COUNIHAN, J. These are actions of tort to recover for personal injuries received on February 12, 1948, by a minor, hereinafter called the plaintiff, who was struck by an automobile owned by Welch and operated by Johnson, his employee, on a public way in Arlington. Each declaration contained a count for such personal injuries and another count for consequential damages by the plaintiff's father, both based on negligence. During the trial the plaintiffs sought to amend each declaration by adding a count alleging that the automobile was illegally registered. The motions to amend were denied and the plaintiffs duly excepted. The defence was that the plaintiff, when injured, was violating a town by-law prohibiting coasting. These actions were tried to a jury who returned verdicts for the plaintiffs under leave reserved. Upon motions the judge entered verdicts for the defendants. The actions come here upon exceptions of the plaintiffs to the entry of such verdicts and to the denial of the motions to amend, and upon other exceptions of the plaintiffs hereinafter referred to. There was no error. The defendants also claimed exceptions which they agreed to waive if the exceptions of the plaintiffs are not sustained. We therefore do not consider them.

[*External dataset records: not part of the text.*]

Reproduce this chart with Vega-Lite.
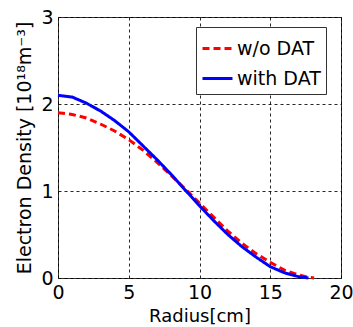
{
  "$schema": "https://vega.github.io/schema/vega-lite/v6.json",
  "width": 283,
  "height": 261,
  "autosize": "none",
  "padding": {"left": 58, "top": 17, "right": 12, "bottom": 49},
  "background": "white",
  "config": {"view": {"stroke": "#333", "strokeWidth": 1}, "font": "DejaVu Sans"},
  "data": {"values": [
    {"r": 0, "n": 1.90, "s": "w/o DAT"},
    {"r": 1, "n": 1.88, "s": "w/o DAT"},
    {"r": 2, "n": 1.84, "s": "w/o DAT"},
    {"r": 3, "n": 1.77, "s": "w/o DAT"},
    {"r": 4, "n": 1.69, "s": "w/o DAT"},
    {"r": 5, "n": 1.59, "s": "w/o DAT"},
    {"r": 6, "n": 1.47, "s": "w/o DAT"},
    {"r": 7, "n": 1.33, "s": "w/o DAT"},
    {"r": 8, "n": 1.18, "s": "w/o DAT"},
    {"r": 9, "n": 1.02, "s": "w/o DAT"},
    {"r": 10, "n": 0.86, "s": "w/o DAT"},
    {"r": 11, "n": 0.70, "s": "w/o DAT"},
    {"r": 12, "n": 0.54, "s": "w/o DAT"},
    {"r": 13, "n": 0.40, "s": "w/o DAT"},
    {"r": 14, "n": 0.28, "s": "w/o DAT"},
    {"r": 15, "n": 0.18, "s": "w/o DAT"},
    {"r": 16, "n": 0.09, "s": "w/o DAT"},
    {"r": 17, "n": 0.035, "s": "w/o DAT"},
    {"r": 17.6, "n": 0.012, "s": "w/o DAT"},
    {"r": 18.1, "n": 0, "s": "w/o DAT"},
    {"r": 0, "n": 2.10, "s": "with DAT"},
    {"r": 1, "n": 2.08, "s": "with DAT"},
    {"r": 2, "n": 2.01, "s": "with DAT"},
    {"r": 3, "n": 1.92, "s": "with DAT"},
    {"r": 4, "n": 1.81, "s": "with DAT"},
    {"r": 5, "n": 1.68, "s": "with DAT"},
    {"r": 6, "n": 1.52, "s": "with DAT"},
    {"r": 7, "n": 1.36, "s": "with DAT"},
    {"r": 8, "n": 1.19, "s": "with DAT"},
    {"r": 9, "n": 1.01, "s": "with DAT"},
    {"r": 10, "n": 0.83, "s": "with DAT"},
    {"r": 11, "n": 0.66, "s": "with DAT"},
    {"r": 12, "n": 0.50, "s": "with DAT"},
    {"r": 13, "n": 0.36, "s": "with DAT"},
    {"r": 14, "n": 0.24, "s": "with DAT"},
    {"r": 15, "n": 0.13, "s": "with DAT"},
    {"r": 16, "n": 0.06, "s": "with DAT"},
    {"r": 17, "n": 0.015, "s": "with DAT"},
    {"r": 17.7, "n": 0, "s": "with DAT"}
  ]},
  "mark": {"type": "line", "strokeWidth": 3},
  "encoding": {
    "x": {
      "field": "r", "type": "quantitative",
      "scale": {"domain": [0, 20], "nice": false},
      "axis": {
        "title": "Radius[cm]", "values": [0, 5, 10, 15, 20],
        "grid": true, "gridDash": [3, 3], "gridColor": "#000", "gridOpacity": 0.85,
        "domain": false, "ticks": false, "labelFlush": false,
        "labelFontSize": 19, "labelPadding": 5, "labelColor": "#000",
        "titleFontSize": 18, "titleFontWeight": "normal", "titlePadding": 5, "titleColor": "#000"
      }
    },
    "y": {
      "field": "n", "type": "quantitative",
      "scale": {"domain": [0, 3], "nice": false},
      "axis": {
        "title": "Electron Density [10¹⁸m⁻³]", "values": [0, 1, 2, 3],
        "grid": true, "gridDash": [3, 3], "gridColor": "#000", "gridOpacity": 0.85,
        "domain": false, "ticks": false,
        "labelFontSize": 19, "labelPadding": 5, "labelColor": "#000",
        "titleFontSize": 19, "titleFontWeight": "normal", "titlePadding": 6, "titleColor": "#000"
      }
    },
    "color": {
      "field": "s", "type": "nominal",
      "scale": {"domain": ["w/o DAT", "with DAT"], "range": ["#ff0000", "#0000ff"]},
      "legend": {
        "title": null, "orient": "none", "legendX": 138, "legendY": 10,
        "strokeColor": "#333", "fillColor": "white", "padding": 5,
        "labelFontSize": 19, "labelColor": "#000", "labelOffset": 3,
        "symbolType": "stroke", "symbolSize": 900, "symbolStrokeWidth": 3, "rowPadding": 3
      }
    },
    "strokeDash": {
      "field": "s", "type": "nominal",
      "scale": {"domain": ["w/o DAT", "with DAT"], "range": [[7, 4], [1, 0]]},
      "legend": {
        "title": null, "orient": "none", "legendX": 138, "legendY": 10,
        "strokeColor": "#333", "fillColor": "white", "padding": 5,
        "labelFontSize": 19, "labelColor": "#000", "labelOffset": 3,
        "symbolType": "stroke", "symbolSize": 900, "symbolStrokeWidth": 3, "rowPadding": 3
      }
    }
  }
}
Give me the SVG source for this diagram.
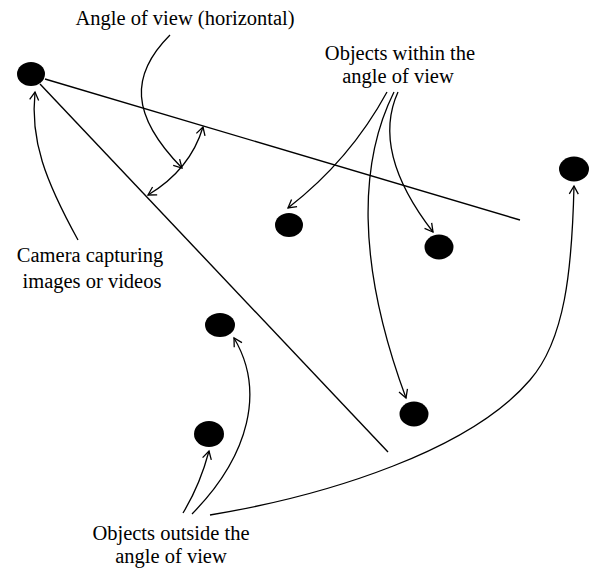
<svg xmlns="http://www.w3.org/2000/svg" width="590" height="571" viewBox="0 0 590 571">
<style>
.t{font-family:"Liberation Serif","Times New Roman",serif;font-size:20.5px;fill:#000;text-anchor:middle}
.ln{fill:none;stroke:#000;stroke-width:1.4}
.ar{fill:none;stroke:#000;stroke-width:1.3;marker-end:url(#ah)}
.dot{fill:#000}
</style>
<defs>
<marker id="ah" markerUnits="userSpaceOnUse" markerWidth="14" markerHeight="14" refX="9" refY="5" orient="auto-start-reverse" viewBox="0 0 14 10">
<path d="M1,0.5 L9,5 L1,9.5" fill="none" stroke="#000" stroke-width="1.3"/>
</marker>
</defs>
<rect width="590" height="571" fill="#fff"/>
<g id="rays">
<line class="ln" x1="45" y1="79" x2="520" y2="220"/>
<line class="ln" x1="40" y1="84" x2="388" y2="452"/>
</g>
<g id="camera"><ellipse class="dot" cx="31" cy="74" rx="14" ry="12"/></g>
<g id="obj-in-1"><ellipse class="dot" cx="289" cy="225" rx="14" ry="12"/></g>
<g id="obj-in-2"><ellipse class="dot" cx="439" cy="247" rx="14.5" ry="12.5"/></g>
<g id="obj-in-3"><ellipse class="dot" cx="414" cy="414" rx="14.5" ry="12.5"/></g>
<g id="obj-out-1"><ellipse class="dot" cx="574" cy="169" rx="15" ry="12.5"/></g>
<g id="obj-out-2"><ellipse class="dot" cx="220" cy="325" rx="15" ry="12"/></g>
<g id="obj-out-3"><ellipse class="dot" cx="209" cy="434" rx="15" ry="13"/></g>
<g id="labels">
<text class="t" x="185" y="25">Angle of view (horizontal)</text>
<text class="t" x="400" y="60">Objects within the</text>
<text class="t" x="398" y="83">angle of view</text>
<text class="t" x="90" y="262">Camera capturing</text>
<text class="t" x="92" y="288">images or videos</text>
<text class="t" x="171" y="540">Objects outside the</text>
<text class="t" x="171" y="563">angle of view</text>
</g>
<g id="connectors">
<path class="ar" style="marker-start:url(#ah)" d="M148,195 Q190,170 203,127"/>
<path class="ar" d="M170,35 C130,75 130,115 182,168"/>
<path class="ar" d="M78,240 C45,180 30,140 35,92"/>
<path class="ar" d="M387,92 Q350,160 288,208"/>
<path class="ar" d="M398,92 C383,125 385,170 433,232"/>
<path class="ar" d="M394,92 C360,160 355,260 406,398"/>
<path class="ar" d="M183,513 Q200,485 209,451"/>
<path class="ar" d="M192,514 C250,455 265,390 234,338"/>
<path class="ar" d="M210,515 C330,495 470,450 530,380 C565,340 572,270 574,186"/>
</g>
</svg>
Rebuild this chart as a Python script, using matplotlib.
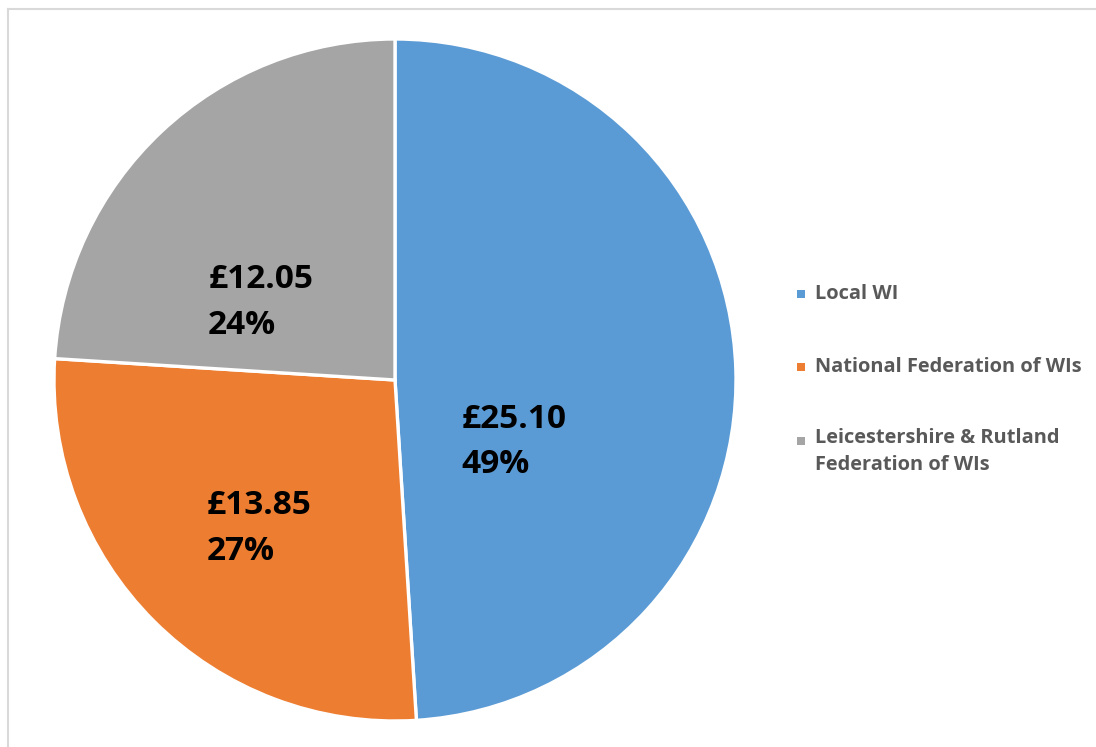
import matplotlib
matplotlib.use("Agg")
import matplotlib.pyplot as plt
from matplotlib.lines import Line2D
from matplotlib.patches import Rectangle

categories = ["Local WI", "National Federation of WIs", "Leicestershire & Rutland\nFederation of WIs"]
amounts = [25.10, 13.85, 12.05]
shares = [49, 27, 24]
value_labels = ["£25.10", "£13.85", "£12.05"]
pct_labels = ["49%", "27%", "24%"]
colors = ["#5B9BD5", "#ED7D31", "#A5A5A5"]

W, H = 1096, 747
fig = plt.figure(figsize=(W / 100, H / 100), dpi=100)
plt.rcParams['font.family'] = ['Open Sans', 'DejaVu Sans']

cx, cy, r = 395, 380, 341
ax = fig.add_axes([(cx - r) / W, (H - cy - r) / H, 2 * r / W, 2 * r / H])
wedges, _ = ax.pie(shares, colors=colors, startangle=90, counterclock=False,
                   wedgeprops=dict(edgecolor="white", linewidth=2.4))
ax.set_xlim(-1, 1)
ax.set_ylim(-1, 1)
ax.set_aspect("equal")
ax.axis("off")

label_pos = [(0.196, -0.182), (-0.551, -0.436), (-0.548, 0.228)]
for (x, y), v, p in zip(label_pos, value_labels, pct_labels):
    ax.text(x, y, v + "\n" + p, ha="left", va="center", fontsize=24,
            fontweight="bold", color="black", linespacing=1.5)

# legend
leg_rows = [294, 367, 441]
for lab, col, y in zip(categories, colors, leg_rows):
    fig.patches.append(Rectangle((797 / W, (H - y - 4) / H), 8 / W, 8 / H,
                                 transform=fig.transFigure, facecolor=col, edgecolor="none"))
    if "\n" in lab:
        fig.text(815 / W, (H - y + 13) / H, lab, ha="left", va="top",
                 fontsize=14.4, fontweight="bold", color="#595959", linespacing=1.45)
    else:
        fig.text(815 / W, (H - y) / H, lab, ha="left", va="center",
                 fontsize=14.4, fontweight="bold", color="#595959")

# frame
fig.lines.append(Line2D([8 / W, 1.0], [(H - 9) / H, (H - 9) / H], transform=fig.transFigure,
                        color="#D9D9D9", linewidth=1.5))
fig.lines.append(Line2D([8 / W, 8 / W], [(H - 9) / H, 0], transform=fig.transFigure,
                        color="#D9D9D9", linewidth=1.5))

fig.savefig("out.png", dpi=100)
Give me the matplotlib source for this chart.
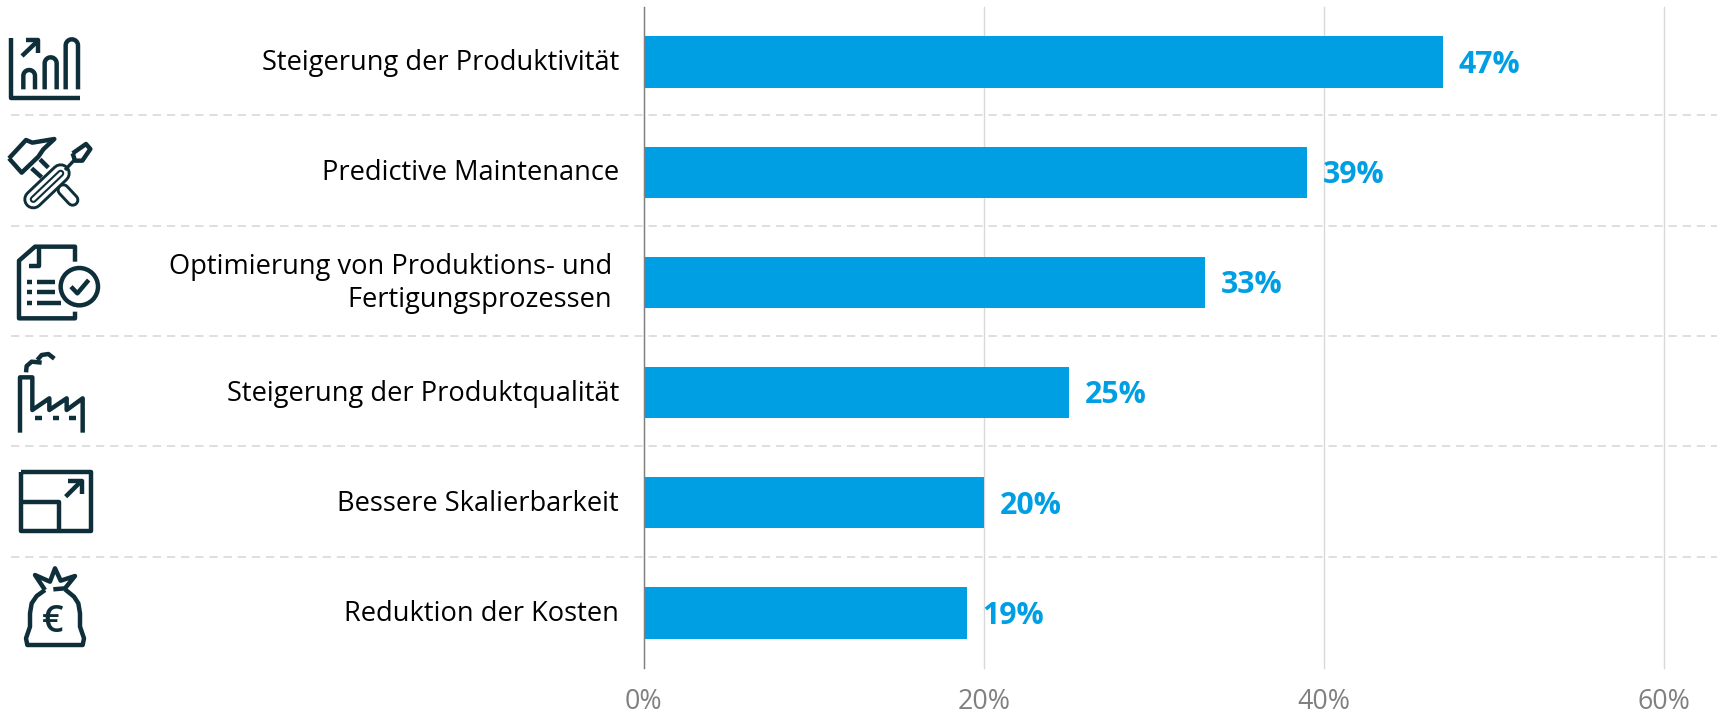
import numpy as np
import matplotlib.pyplot as plt

# Chart data
categories = ['Steigerung der Produktivität', 'Predictive Maintenance',
              'Optimierung von Produktions- und \nFertigungsprozessen ',
              'Steigerung der Produktqualität', 'Bessere Skalierbarkeit',
              'Reduktion der Kosten']
values = [47, 39, 33, 25, 20, 19]
x_ticks = [0, 20, 40, 60]

BLUE = '#009fe3'
DARK = '#0e2f3a'
GRID = '#d9d9d9'
GRAY = '#808080'

plt.rcParams['font.family'] = 'Open Sans'

W, H = 1717, 711
fig = plt.figure(figsize=(W / 100, H / 100), dpi=100)
ax = fig.add_axes([643.7 / W, (H - 668) / H, 1020 / W, 661 / H])
ax.patch.set_alpha(0)

# Bars and value labels
pos = np.arange(len(categories))
ax.barh(pos, values, height=0.467, color=BLUE, zorder=3)
for p, v in zip(pos, values):
    ax.annotate(f'{v}%', (v, p), xytext=(11.5, -2), textcoords='offset points',
                color=BLUE, fontsize=21.8, fontweight='bold', va='center', ha='left', zorder=4)

# Axes styling
ax.set_xlim(0, 60)
ax.set_ylim(len(categories) - 0.5, -0.5)
ax.set_xticks(x_ticks)
ax.set_xticklabels([f'{t}%' for t in x_ticks], color=GRAY, fontsize=19.3)
ax.tick_params(axis='x', length=0, pad=14.5)
ax.tick_params(axis='y', length=0)
ax.set_yticks([])
ax.grid(axis='x', color=GRID, linewidth=1, zorder=0, clip_on=False)
for s in ['top', 'right', 'bottom']:
    ax.spines[s].set_visible(False)
ax.spines['left'].set_color(GRAY)
ax.spines['left'].set_linewidth(1)
ax.spines['left'].set_zorder(5)

# Overlay in pixel coordinates for category labels, separators and icons
ov = fig.add_axes([0, 0, 1, 1], zorder=-1)
ov.set_xlim(0, W)
ov.set_ylim(H, 0)
ov.axis('off')

for p, c in zip(pos, categories):
    ov.text(619, 62 + 110.2 * p + 1, c, ha='right', va='center', color='black',
            fontsize=19.6, linespacing=1.22)

for p in pos[:-1]:
    y = 115.3 + 110.3 * p
    ov.plot([11, W], [y, y], color=GRID, linewidth=1.2, dashes=(5, 3.5))


def line(pts, dy=0, lw=3.2, color=DARK, close=False):
    pts = np.array(pts, dtype=float)
    if close:
        pts = np.vstack([pts, pts[0]])
    ov.plot(pts[:, 0] / 3, pts[:, 1] / 3 + dy, color=color, linewidth=lw,
            solid_capstyle='butt', solid_joinstyle='round')


def arch(x0, x1, top, bottom):
    r = (x1 - x0) / 2
    t = np.linspace(np.pi, 0, 20)
    pts = [(x0, bottom)] + list(zip(x0 + r + r * np.cos(t), top + r - r * np.sin(t))) + [(x1, bottom)]
    line(pts)


def capsule(a, b, widths):
    # nested round lines, dark and white in turn
    a = np.array(a) / 3
    b = np.array(b) / 3
    for i, lw in enumerate(widths):
        ov.plot([a[0], b[0]], [a[1], b[1]], color=DARK if i % 2 == 0 else 'white',
                linewidth=lw, solid_capstyle='round')


# Icon 1: bar chart
line([(33, 115), (33, 295), (240, 295)])
arch(70, 105, 210, 268)
arch(134, 170, 172, 268)
arch(197, 234, 118, 268)
line([(66, 168), (112, 124)])
line([(78, 121), (115, 121), (115, 158)])

# Icon 2: hammer and screwdriver
capsule((190, 570), (218, 600), [9.6, 5.4])
line([(95, 505), (125, 532)])
line([(120, 478), (145, 503)])
line([(27, 475), (78, 420), (97, 428), (163, 417), (130, 448), (115, 470), (65, 518)], close=True)
capsule((100, 598), (182, 520), [14.4, 10.2, 5.2, 2.2])
line([(195, 510), (225, 478)], lw=2.4)
line([(218, 460), (258, 432), (271, 447), (247, 482), (225, 482)], close=True)

# Icon 3: document with check mark
line([(225, 785), (225, 740), (105, 740), (57, 782), (57, 955), (225, 955), (225, 935)])
line([(118, 745), (118, 798), (88, 798)])
ov.add_patch(plt.Circle((238 / 3, 860 / 3), 56 / 3, fill=False, edgecolor=DARK, linewidth=3.2))
line([(213, 860), (232, 880), (266, 840)])
for yy, x_end in [(845, 165), (877, 165), (908, 182)]:
    line([(82, yy), (97, yy)])
    line([(112, yy), (x_end, yy)])

# Icon 4: factory
line([(60, 278), (60, 112), (97, 112), (97, 210), (148, 175), (148, 210), (200, 175),
      (200, 210), (248, 175), (248, 278)], dy=340)
for x0 in [105, 158, 208]:
    line([(x0, 235), (x0 + 20, 235)], dy=340)
line([(78, 97), (80, 78), (95, 65), (125, 68)], dy=340)
line([(112, 60), (125, 45), (145, 42), (163, 56)], dy=340)

# Icon 5: resize window
line([(62, 395), (272, 395), (272, 572), (62, 572)], dy=340, close=True)
line([(62, 487), (178, 487), (178, 572)], dy=340)
line([(197, 470), (245, 422)], dy=340)
line([(205, 422), (245, 422), (245, 462)], dy=340)

# Icon 6: money bag
line([(135, 750), (110, 768), (95, 790), (90, 820), (90, 860), (78, 895), (82, 915), (248, 915),
      (252, 895), (240, 860), (240, 820), (235, 790), (222, 770), (195, 748)], dy=340)
line([(160, 748), (195, 745), (225, 708), (182, 722), (165, 685), (150, 725), (105, 705), (135, 750)], dy=340)
ov.text(158 / 3, 846 / 3 + 340, '€', ha='center', va='center', color=DARK, fontsize=27,
        fontweight='semibold')

fig.savefig('out.png', dpi=100)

There was evidence tending to show the following: On the day of the accident Johnson was operating an automobile owned by Welch, his employer, on business of Welch, on the Mystic Valley Parkway in Arlington. It was near dark on a clear, fair day. It had snowed a few days before and there were snow banks on both sides of the parkway which were at least four feet high. The parkway was icy and there were four ruts in the snow and ice, some of which went down to the bare ground. Mystic Valley Parkway is within the limits of the town of Arlington but is under the control of the metropolitan district commission. Hayes Street is a public way in Arlington. It runs downgrade to the parkway but does not cross it. Johnson was driving on the parkway in second speed at the rate of fifteen miles an hour. When he reached the intersection of Hayes Street he heard some children scream and at the same instant they

Page 209

"shot out of Hayes Street on a sled" and struck the right front end of his automobile. He "felt a bump" but he did not see the children hit the automobile. He stopped the automobile within a couple of feet and got out. The children were at the front wheel of the automobile and the sled was under the front bumper. When he first saw the children they were on the sled but when he got out they were a few inches back of the front wheel. The plaintiff, who was between nine and ten years old at the time of the accident, gave several versions of the way in which it happened. She finally left it that she did not see the automobile before the impact because she was looking across the street when hit. She was coasting on Hayes Street. She was steering the sled with another girl in back of her on the sled. She coasted out into the parkway. She did not mean to go out into the parkway. She could not help coasting into the parkway as she was going too fast to stop. She got off the sled after they got out on the parkway and then the automobile hit her. "We had just barely got to our feet, and we were standing." All of the evidence as to the conduct of the plaintiff prior to the accident came from the plaintiff. There was no evidence in the record more favorable to her so she is bound by her testimony. Johnston v. Senecal, 329 Mass. 556 , 557.

There was in evidence a by-law of Arlington which reads, "No person shall coast or skate on any street or sidewalk where same has been forbidden by the Selectmen." There was also in evidence a certified copy of regulations adopted by the selectmen permitting coasting on certain ways in Arlington on the day of the accident. Mystic Valley Parkway and Hayes Street were not included in the ways upon which coasting was permitted. There was also in evidence over the objection and exception of the plaintiffs a regulation of the metropolitan district commission prohibiting coasting on any reservation except at such times and places as may be designated by it. Mystic Valley Parkway was not so designated on the day of the accident.

Page 210

It is well settled that, if the plaintiff was coasting on a way not set apart for that purpose, her violation of the town by-law would bar recovery for injuries caused by negligence of the defendants. The plaintiff contends, however, that when hit she had abandoned coasting and was standing in the street. We are of opinion that her illegal act in coasting on Hayes Street "was so intimately connected with . . . [her] injury as a proximate cause that as matter of law . . . [she] is barred from recovery . . . based upon negligence." Query v. Howe, 273 Mass. 92 , 96. Botelho v. Margarida, 312 Mass. 429 , 433. Reynolds v. Jacobucci, 317 Mass. 500 , 503, and cases cited. The judge was correct therefore in entering verdicts for the defendants under leave reserved.

There was no error in denying the motions to amend the declarations to include a count based upon illegal registration of the automobile involved. The general rule is that a denial of a motion to amend is discretionary and no abuse of discretion is here shown. Foster v. Shubert Holding Co. 316 Mass. 470 , 477. There was likewise no error in the admission of the regulations of the metropolitan district commission. But assuming without deciding that such regulations were improperly admitted, it was harmless error. It was the coasting on Hayes Street which was the proximate cause of the accident and barred recovery for injuries received.

We have considered all other exceptions of the plaintiffs, some of which were argued and some of which were not (Rule 13 of the Rules for the Regulation of Practice before the Full Court [1952], 328 Mass. 698 ), and find some of them waived and all of them without merit.

Plaintiffs' exceptions overruled.

Defendants' exceptions dismissed.

FOOTNOTES

[Note 1] Anthony LeBlanc, father of Suzanne.

[Note 2] The companion case is by the same plaintiffs against Edward C. Johnson.